In diesen Feldern hat China die USA bereits in vielen Bereichen überholt. Daten des Australian Strategic Policy Institute zeigen, dass China mittlerweile in 57 von 64 Schlüsseltechnologien führend ist, während die USA nur noch in sieben die Nase vorn haben. Peking hat ein agiles, staatlich gefördertes Innovations-Ökosystem geschaffen, das in Rekordzeit globale Marktführer wie BYD bei Elektroautos oder DJI bei Drohnen hervorgebracht hat. Die US-Antwort darauf – pauschale Zölle auf alles und jeden – ist, so die Experten, wie der Versuch, einen chirurgischen Eingriff mit einem Vorschlaghammer durchzuführen. Die Zölle schützen veraltete Industrien, schrecken aber Innovationen ab und schaden genau den Verbündeten, die man im technologischen Wettstreit mit Peking an seiner Seite bräuchte.

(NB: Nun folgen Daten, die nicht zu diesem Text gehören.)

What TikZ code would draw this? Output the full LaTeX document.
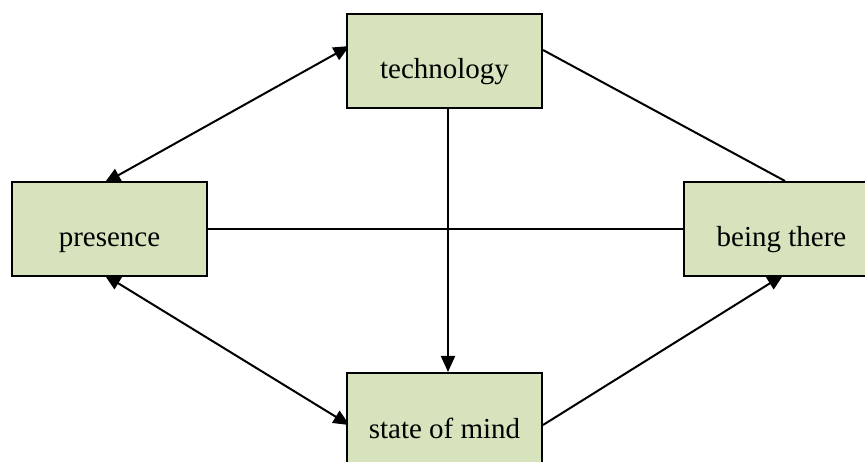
\documentclass[tikz,border=0pt]{standalone}
\usepackage{fontspec}
\setmainfont{Liberation Serif}
\usetikzlibrary{arrows.meta,backgrounds}
\definecolor{boxgreen}{HTML}{D6E3BC}
\begin{document}
\begin{tikzpicture}[x=1pt,y=-1pt,
  box/.style={draw=black, line width=2pt, fill=boxgreen, minimum width=195pt,
    minimum height=94pt, inner sep=0pt, font=\fontsize{29}{34}\selectfont,
    text height=37pt, text depth=1pt},
  conn/.style={line width=2pt, draw=black},
  tri/.tip={Triangle[length=16pt,width=14pt]}]
\clip (0,0) rectangle (865,462);
\node[box] (tech) at (444.5,61) {technology};
\node[box] (pres) at (109.5,229) {presence};
\node[box] (being) at (781.5,229) {being there};
\node[box] (mind) at (444.5,420) {state of mind};
\begin{scope}[on background layer]
\fill[white] (0,0) rectangle (865,462);
\draw[conn, tri-tri, shorten <=-4pt, shorten >=-4pt] ([xshift=-1.5pt]pres.north) -- ([yshift=13pt]tech.west);
\draw[conn, tri-tri, shorten <=-4pt, shorten >=-4pt] ([xshift=-1.5pt]pres.south) -- ([yshift=-3pt]mind.west);
\draw[conn] ([yshift=11pt]tech.east) -- ([xshift=3.5pt]being.north);
\draw[conn, -tri, shorten >=-4pt] ([yshift=-5pt]mind.east) -- ([xshift=-1.5pt]being.south);
\draw[conn, -tri] ([xshift=3.5pt]tech.south) -- ([xshift=3.5pt]mind.north);
\draw[conn] (pres.east) -- (being.west);
\end{scope}
\end{tikzpicture}
\end{document}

Kritiker aus der US-Politik werfen der Regierung vor, durch die Entfremdung von Alliierten und den Rückzug aus internationalen Institutionen ein geopolitisches Vakuum zu hinterlassen, das China geschickt füllt. Anstatt eine gemeinsame Front zu bilden, zersplittert die „America First“-Politik den Westen. Die Alternative wäre eine grundlegend andere Strategie: Erstens, ein gemeinsames Vorgehen mit Verbündeten wie der EU und Japan, um China zu fairen Wettbewerbsregeln zu bewegen. Zweitens, massive und langfristige staatliche Investitionen in Forschung und strategisch wichtige Zukunftsfelder, ähnlich dem chinesischen Modell. Drittens, die gezielte Förderung von Innovation durch das Anlocken ausländischer Spitzenunternehmen – auch chinesischer –, um den Wettbewerb im eigenen Land zu befeuern, anstatt sich abzuschotten.
Der 1. August rückt näher und mit ihm ein Moment der Entscheidung. Der Ausgang wird zeigen, ob die westliche Welt in einem internen, destruktiven Konflikt verharrt oder ob sie die Kraft findet, die eigentliche Herausforderung der globalen Wirtschaftsordnung gemeinsam anzugehen. Fällt die Wahl auf Ersteres, wird man in Washington vielleicht kurzfristig einen Pyrrhussieg feiern können. Die langfristigen Kosten aber – der Verlust von Wohlstand, Vertrauen und geopolitischem Einfluss – wären immens. Und der wahre Gewinner säße in Peking.